The tire is a compliant element, which receives vibration from the ground and transmits to the wheel.
Unlike simpler computational models, which make a direct connection between the wheel and the chassis by means of a spring and damper, the influence of the suspension geometry and inertia of its elements are considered. In this case of study, the suspension studied is the independent MacPherson in each wheel, although the methodology would be applied to other kind of suspensions, once its geometry is known.
The kinematic transformers method is applied to study the cinematics of the suspension.
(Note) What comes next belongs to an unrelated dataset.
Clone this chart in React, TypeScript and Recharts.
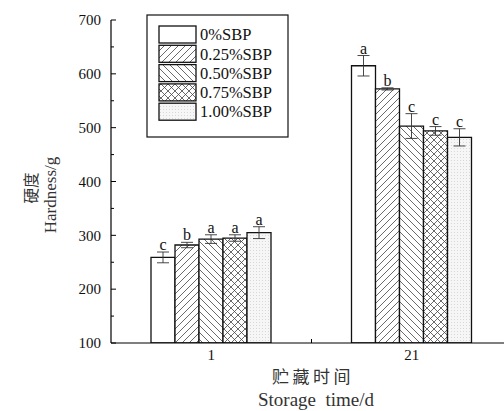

It uses the minimum number of kinematic equations, allowing an efficient solution to describe the movement of the mechanism when implemented computationally.
Combining the kinematic transformers method with the d'Alembert principle for the solution of the dynamics of the mechanism, it is possible to describe the kinematic and dynamic behavior over time.
The vehicle has a front and intermediate steering axles, and a rear axle with no steering. Thus, the degrees of freedom of the steering rack and wheel rotation are considered in the formulation, although they do not variate. The intention is to, firstly, consider just the effects of vibration in the chassis without their variation, and secondly, present this model as a motivation for future works, considering their variation.
The MATLAB platform was used for computational simulation.